_Recorded information_
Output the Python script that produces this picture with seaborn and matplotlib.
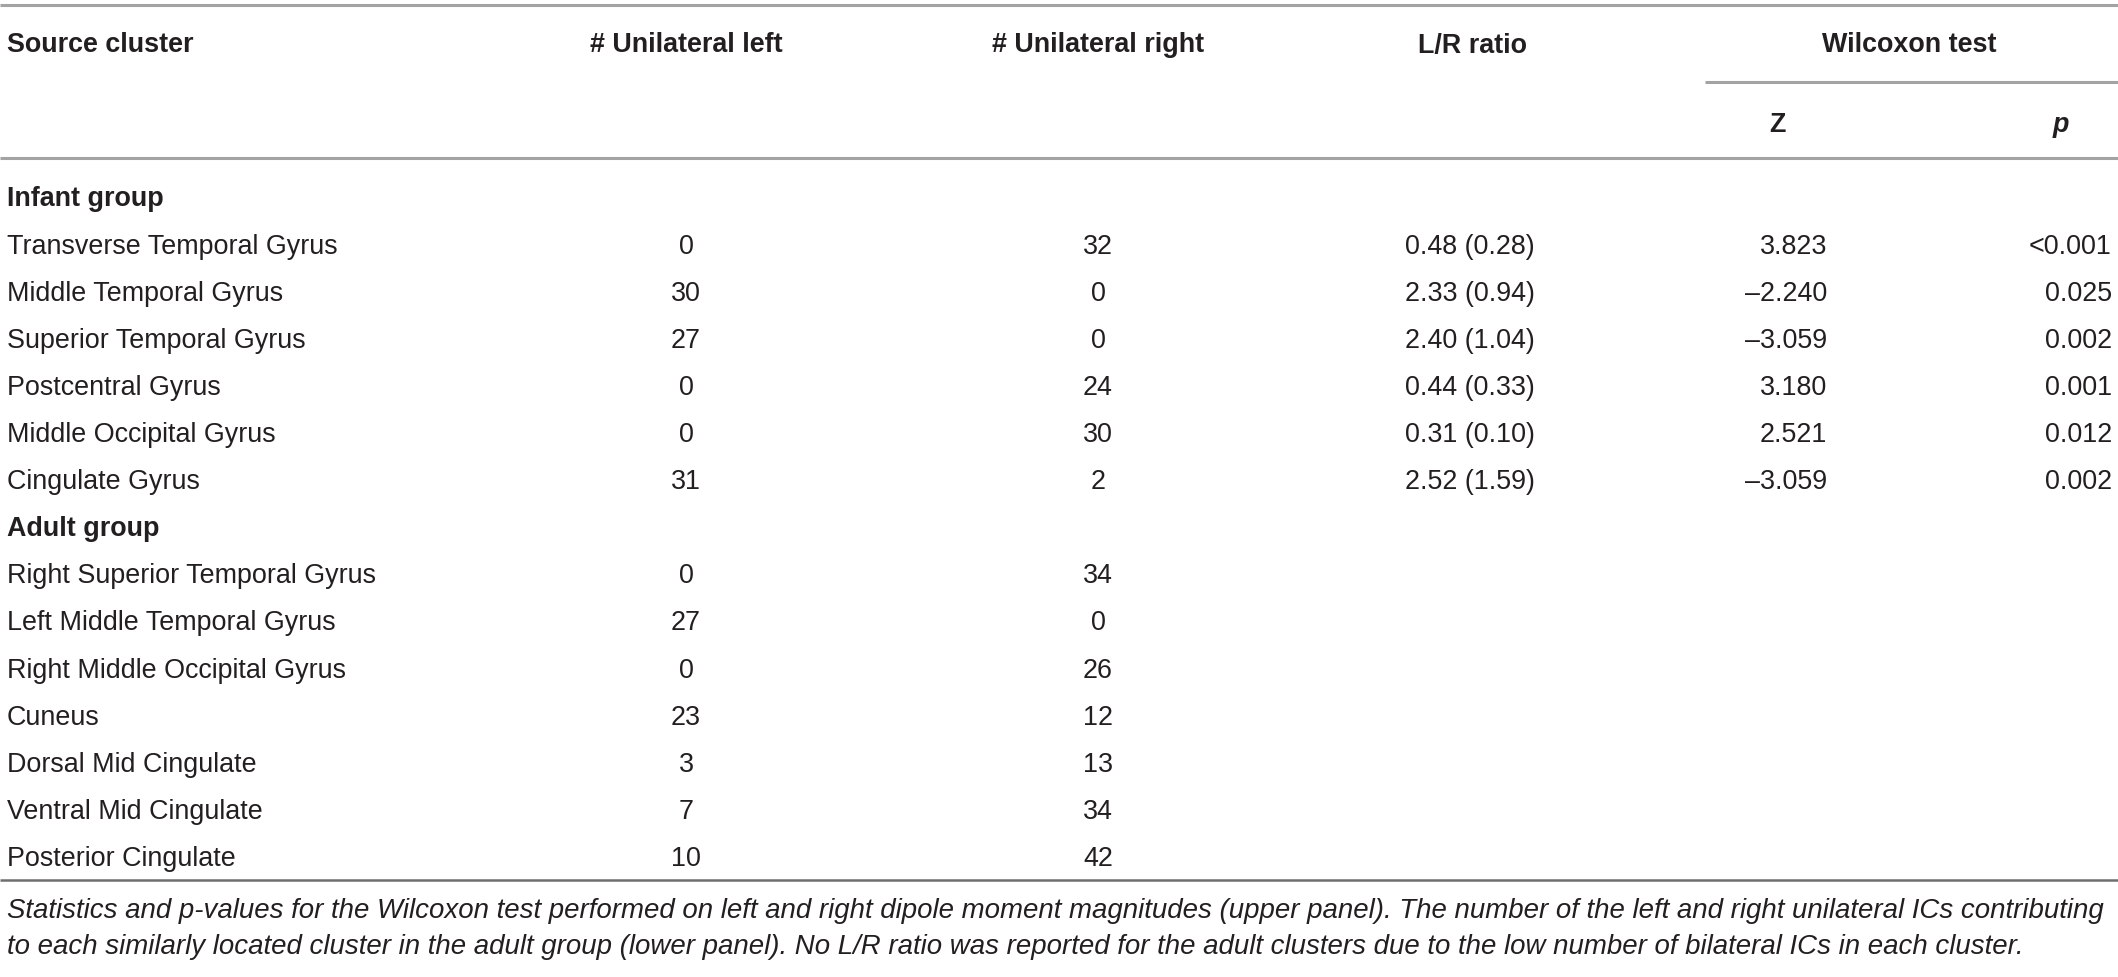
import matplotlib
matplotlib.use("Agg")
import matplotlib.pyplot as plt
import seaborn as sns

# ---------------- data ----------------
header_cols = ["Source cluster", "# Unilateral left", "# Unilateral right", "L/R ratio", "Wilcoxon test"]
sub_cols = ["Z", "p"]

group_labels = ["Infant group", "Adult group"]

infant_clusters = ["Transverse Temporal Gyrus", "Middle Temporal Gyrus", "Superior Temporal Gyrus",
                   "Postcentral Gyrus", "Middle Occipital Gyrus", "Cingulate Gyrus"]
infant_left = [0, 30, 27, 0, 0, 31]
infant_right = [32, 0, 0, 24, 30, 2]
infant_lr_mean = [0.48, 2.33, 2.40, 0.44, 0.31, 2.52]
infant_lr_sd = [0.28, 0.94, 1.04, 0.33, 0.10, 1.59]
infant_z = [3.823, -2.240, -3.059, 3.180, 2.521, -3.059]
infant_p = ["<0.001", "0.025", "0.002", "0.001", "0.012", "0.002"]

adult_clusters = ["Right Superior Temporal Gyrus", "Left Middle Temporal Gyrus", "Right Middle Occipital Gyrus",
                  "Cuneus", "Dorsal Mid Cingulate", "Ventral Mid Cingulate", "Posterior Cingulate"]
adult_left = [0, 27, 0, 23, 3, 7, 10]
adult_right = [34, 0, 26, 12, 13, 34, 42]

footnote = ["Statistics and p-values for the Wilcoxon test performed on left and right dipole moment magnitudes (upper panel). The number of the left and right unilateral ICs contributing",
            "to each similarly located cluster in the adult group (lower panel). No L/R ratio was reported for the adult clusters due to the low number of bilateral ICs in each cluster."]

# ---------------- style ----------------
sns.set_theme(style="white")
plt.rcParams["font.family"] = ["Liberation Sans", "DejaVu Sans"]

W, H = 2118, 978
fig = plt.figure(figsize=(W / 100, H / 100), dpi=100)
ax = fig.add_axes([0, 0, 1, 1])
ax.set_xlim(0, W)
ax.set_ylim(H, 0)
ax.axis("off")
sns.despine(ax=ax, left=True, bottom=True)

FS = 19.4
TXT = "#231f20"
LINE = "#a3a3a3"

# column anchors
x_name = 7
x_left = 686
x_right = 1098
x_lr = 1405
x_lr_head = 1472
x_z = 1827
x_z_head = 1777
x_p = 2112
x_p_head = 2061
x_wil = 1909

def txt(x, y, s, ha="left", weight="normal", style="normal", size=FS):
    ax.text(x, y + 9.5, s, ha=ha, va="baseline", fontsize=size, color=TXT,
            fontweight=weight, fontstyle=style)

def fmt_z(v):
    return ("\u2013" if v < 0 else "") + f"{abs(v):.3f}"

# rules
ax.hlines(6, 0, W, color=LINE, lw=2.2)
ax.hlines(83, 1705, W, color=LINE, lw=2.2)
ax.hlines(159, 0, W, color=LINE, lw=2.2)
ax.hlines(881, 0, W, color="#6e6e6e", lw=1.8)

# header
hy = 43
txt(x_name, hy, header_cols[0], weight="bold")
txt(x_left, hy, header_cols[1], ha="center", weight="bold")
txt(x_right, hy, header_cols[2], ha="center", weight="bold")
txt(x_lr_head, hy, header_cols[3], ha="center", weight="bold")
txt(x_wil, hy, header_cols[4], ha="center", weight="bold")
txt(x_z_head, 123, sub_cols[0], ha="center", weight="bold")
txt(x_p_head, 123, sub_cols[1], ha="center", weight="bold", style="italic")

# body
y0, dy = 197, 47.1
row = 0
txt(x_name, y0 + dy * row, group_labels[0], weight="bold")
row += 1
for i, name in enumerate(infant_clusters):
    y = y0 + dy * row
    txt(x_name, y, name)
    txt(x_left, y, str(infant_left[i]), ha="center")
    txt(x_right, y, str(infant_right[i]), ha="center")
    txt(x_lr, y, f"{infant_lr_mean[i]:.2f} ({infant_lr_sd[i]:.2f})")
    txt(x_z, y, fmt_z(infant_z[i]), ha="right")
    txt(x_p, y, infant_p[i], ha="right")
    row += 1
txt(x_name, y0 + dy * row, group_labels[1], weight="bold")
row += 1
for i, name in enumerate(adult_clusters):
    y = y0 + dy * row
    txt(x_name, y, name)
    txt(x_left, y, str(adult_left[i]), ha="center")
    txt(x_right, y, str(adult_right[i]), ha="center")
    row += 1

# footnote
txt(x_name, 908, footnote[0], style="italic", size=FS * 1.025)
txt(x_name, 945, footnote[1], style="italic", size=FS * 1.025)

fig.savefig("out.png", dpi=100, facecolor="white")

_Exercise brief_
Images in the data above are to be skipped. Retype all other material exactly.

_Answer to this exercise_
Output the Python script that produces this picture with seaborn and matplotlib.
import matplotlib
matplotlib.use("Agg")
import matplotlib.pyplot as plt
import seaborn as sns

# ---------------- data ----------------
header_cols = ["Source cluster", "# Unilateral left", "# Unilateral right", "L/R ratio", "Wilcoxon test"]
sub_cols = ["Z", "p"]

group_labels = ["Infant group", "Adult group"]

infant_clusters = ["Transverse Temporal Gyrus", "Middle Temporal Gyrus", "Superior Temporal Gyrus",
                   "Postcentral Gyrus", "Middle Occipital Gyrus", "Cingulate Gyrus"]
infant_left = [0, 30, 27, 0, 0, 31]
infant_right = [32, 0, 0, 24, 30, 2]
infant_lr_mean = [0.48, 2.33, 2.40, 0.44, 0.31, 2.52]
infant_lr_sd = [0.28, 0.94, 1.04, 0.33, 0.10, 1.59]
infant_z = [3.823, -2.240, -3.059, 3.180, 2.521, -3.059]
infant_p = ["<0.001", "0.025", "0.002", "0.001", "0.012", "0.002"]

adult_clusters = ["Right Superior Temporal Gyrus", "Left Middle Temporal Gyrus", "Right Middle Occipital Gyrus",
                  "Cuneus", "Dorsal Mid Cingulate", "Ventral Mid Cingulate", "Posterior Cingulate"]
adult_left = [0, 27, 0, 23, 3, 7, 10]
adult_right = [34, 0, 26, 12, 13, 34, 42]

footnote = ["Statistics and p-values for the Wilcoxon test performed on left and right dipole moment magnitudes (upper panel). The number of the left and right unilateral ICs contributing",
            "to each similarly located cluster in the adult group (lower panel). No L/R ratio was reported for the adult clusters due to the low number of bilateral ICs in each cluster."]

# ---------------- style ----------------
sns.set_theme(style="white")
plt.rcParams["font.family"] = ["Liberation Sans", "DejaVu Sans"]

W, H = 2118, 978
fig = plt.figure(figsize=(W / 100, H / 100), dpi=100)
ax = fig.add_axes([0, 0, 1, 1])
ax.set_xlim(0, W)
ax.set_ylim(H, 0)
ax.axis("off")
sns.despine(ax=ax, left=True, bottom=True)

FS = 19.4
TXT = "#231f20"
LINE = "#a3a3a3"

# column anchors
x_name = 7
x_left = 686
x_right = 1098
x_lr = 1405
x_lr_head = 1472
x_z = 1827
x_z_head = 1777
x_p = 2112
x_p_head = 2061
x_wil = 1909

def txt(x, y, s, ha="left", weight="normal", style="normal", size=FS):
    ax.text(x, y + 9.5, s, ha=ha, va="baseline", fontsize=size, color=TXT,
            fontweight=weight, fontstyle=style)

def fmt_z(v):
    return ("\u2013" if v < 0 else "") + f"{abs(v):.3f}"

# rules
ax.hlines(6, 0, W, color=LINE, lw=2.2)
ax.hlines(83, 1705, W, color=LINE, lw=2.2)
ax.hlines(159, 0, W, color=LINE, lw=2.2)
ax.hlines(881, 0, W, color="#6e6e6e", lw=1.8)

# header
hy = 43
txt(x_name, hy, header_cols[0], weight="bold")
txt(x_left, hy, header_cols[1], ha="center", weight="bold")
txt(x_right, hy, header_cols[2], ha="center", weight="bold")
txt(x_lr_head, hy, header_cols[3], ha="center", weight="bold")
txt(x_wil, hy, header_cols[4], ha="center", weight="bold")
txt(x_z_head, 123, sub_cols[0], ha="center", weight="bold")
txt(x_p_head, 123, sub_cols[1], ha="center", weight="bold", style="italic")

# body
y0, dy = 197, 47.1
row = 0
txt(x_name, y0 + dy * row, group_labels[0], weight="bold")
row += 1
for i, name in enumerate(infant_clusters):
    y = y0 + dy * row
    txt(x_name, y, name)
    txt(x_left, y, str(infant_left[i]), ha="center")
    txt(x_right, y, str(infant_right[i]), ha="center")
    txt(x_lr, y, f"{infant_lr_mean[i]:.2f} ({infant_lr_sd[i]:.2f})")
    txt(x_z, y, fmt_z(infant_z[i]), ha="right")
    txt(x_p, y, infant_p[i], ha="right")
    row += 1
txt(x_name, y0 + dy * row, group_labels[1], weight="bold")
row += 1
for i, name in enumerate(adult_clusters):
    y = y0 + dy * row
    txt(x_name, y, name)
    txt(x_left, y, str(adult_left[i]), ha="center")
    txt(x_right, y, str(adult_right[i]), ha="center")
    row += 1

# footnote
txt(x_name, 908, footnote[0], style="italic", size=FS * 1.025)
txt(x_name, 945, footnote[1], style="italic", size=FS * 1.025)

fig.savefig("out.png", dpi=100, facecolor="white")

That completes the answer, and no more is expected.